The National Treasury held a briefing on Tuesday, speaking to MPs about the Eskom Debt Relief Bill. One of the key takeaways from the briefing is that Eskom may not borrow for three years and will not receive any other financial support from the government to fix its troubled power stations. This means that from 1 April, Eskom must fund all their existing plant expenditures from the tariffs raised from customers.
Deputy director-general Duncan Pieterse responded to Parliament’s Standing Committee on Appropriations, stating that the real issue with Eskom is the associated liquidity and solvency challenges from its debt of over R420 billion. Eskom hasn’t been able to spend the necessary funds on maintenance, capital expenditure, or investment in transmission and distribution. The aim is to free Eskom from the debt burden so that it can prioritize that critical Capital Expenditure (CapEx) and resolve load shedding.
The Eskom Debt Relief Bill is aimed at covering capital and interest payments due in 2023/24 amounting to R78 billion, with future funding of R66 billion and R40 billion for 2024/25 and 2025/26, respectively. The advances will be dedicated to the capital and interest payments and may not be used for any other purposes. In addition, a debt take-over by the government of R70 billion of Eskom’s loan portfolio has been proposed for 2025/26. The bill must be passed before the money can be given to Eskom.
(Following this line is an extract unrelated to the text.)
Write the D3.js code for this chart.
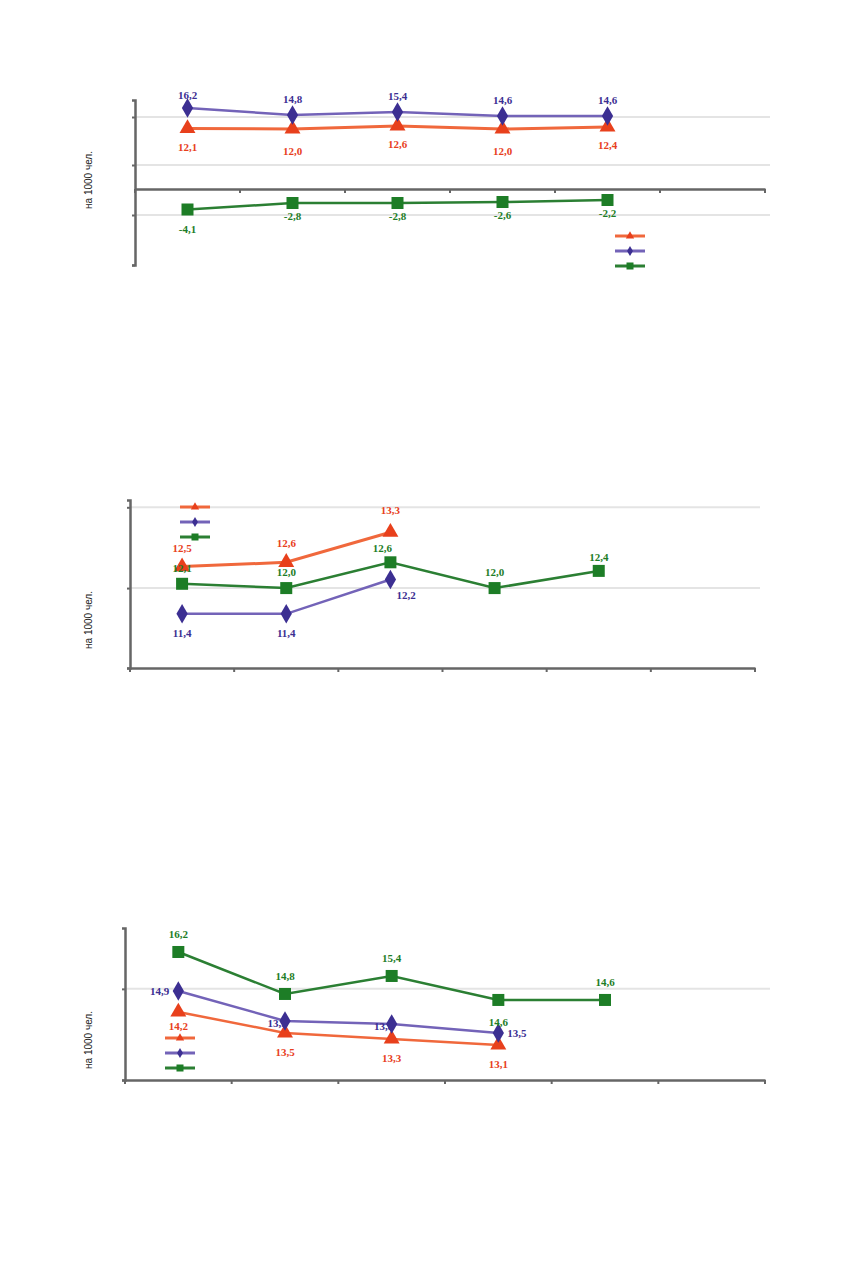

Furthermore, the conditions of the Eskom Debt Relief Bill will impact various aspects of Eskom’s operations, including restriction of capital expenditure to existing generational fleet investments and infrastructure for transmission and distribution. The company may not use the proceeds from the sale of non-core assets for capital and operating needs. Instead, all proceeds from the sale of non-core assets, including proceeds from any property and Eskom Finance Corporation sales, must be used for the debt relief arrangement. Eskom may not develop any new borrowing until the end of the debt-relief period, unless written permission is granted by the Finance Minister. Eskom will also not be allowed to implement salary and wage increases that affect its overall financial position and sustainability.
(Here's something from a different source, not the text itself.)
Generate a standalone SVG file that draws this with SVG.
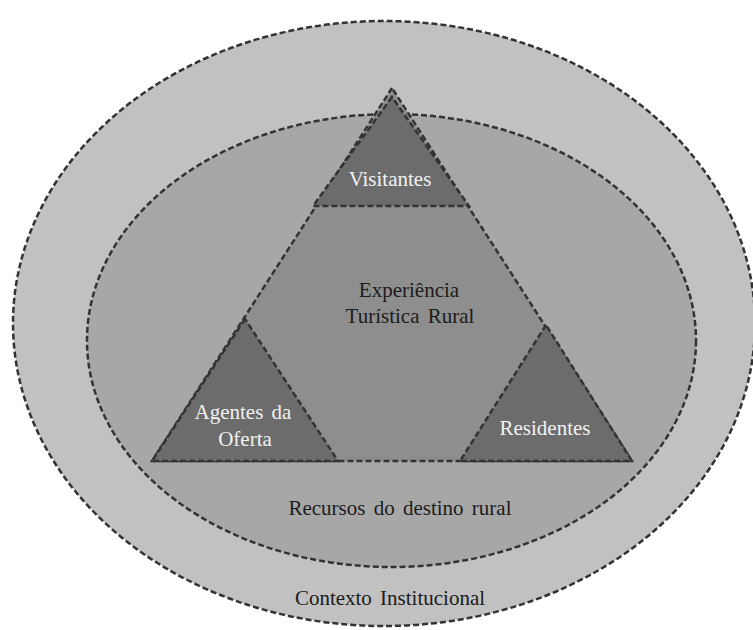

The debt-relief guarantees amounting to R350-billion will be reduced in line with National Treasury recommendations. Eskom’s derivative contracts (swaps/hedges) cannot be used to structure new debt or loan agreements without the approval of the National Treasury. Furthermore, the debt relief can only be used to settle debt and interest payments.
It is worth noting that Eskom is prohibited from obtaining additional financial support from the government or anyone else during the relief period. Eskom will be closely monitored to ensure that it meets the loan conditions, giving the government room to invest in other critical aspects of the country’s development.
In conclusion, the Eskom Debt Relief Bill seeks to ensure that Eskom funds all their expenses through the tariff raised from customers. This will enable the company to free itself from its enormous debt burden so that it can prioritize critical CapEx and ultimately improve energy supply. However, Eskom must adhere to several conditions while receiving the debt-relief loan. By reporting to Parliament regularly, Eskom will remain accountable throughout the process.